Wednesday, September 24, 2014

Elegy--Angela Maske

To An Athlete Dying Young

by A.E. Housman

The time you won your town the race   
We chaired you through the market-place;   
Man and boy stood cheering by,   
And home we brought you shoulder-high.   
   
To-day, the road all runners come,     
Shoulder-high we bring you home,   
And set you at your threshold down,   
Townsman of a stiller town.   
   
Smart lad, to slip betimes away   
From fields where glory does not stay,  
And early though the laurel grows   
It withers quicker than the rose.   
   
Eyes the shady night has shut   
Cannot see the record cut,   
And silence sounds no worse than cheers  
After earth has stopped the ears:   
   
Now you will not swell the rout   
Of lads that wore their honours out,   
Runners whom renown outran   
And the name died before the man.  
   
So set, before its echoes fade,   
The fleet foot on the sill of shade,   
And hold to the low lintel up   
The still-defended challenge-cup.   
   
And round that early-laurelled head 
Will flock to gaze the strengthless dead,   
And find unwithered on its curls   
The garland briefer than a girl’s.

The three elements of elegy are: 1) grief and sorrow 2) praise and admiration of the dead, and 3) solace.
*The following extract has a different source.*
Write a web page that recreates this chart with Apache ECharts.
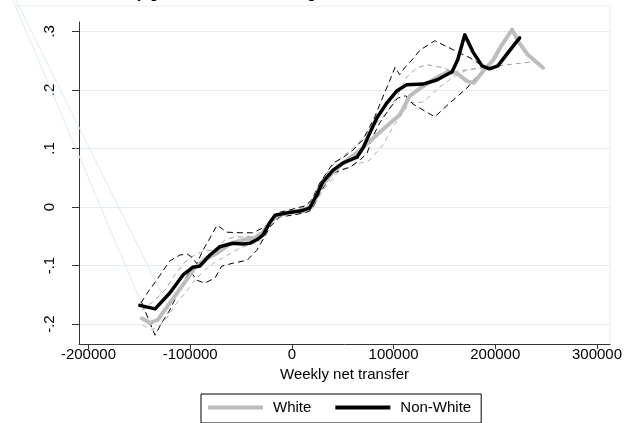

Housman begins with a tone of melancholy and nostalgia of the days of glory of the athlete, and subtly transitions into praise, and finally ends with a feeling of consolation in the last two stanzas. To some extent, Housman romanticizes the subject's death by saying he was a "smart lad" to die before "[the name's] echoes fade," and in this way is able to end on a less sad note. This implies that Housman values even posthumous fame more than having "the name die before the man." And so after reading this poem, we must come to terms with what we each cherish more--enduring life, or enduring glory.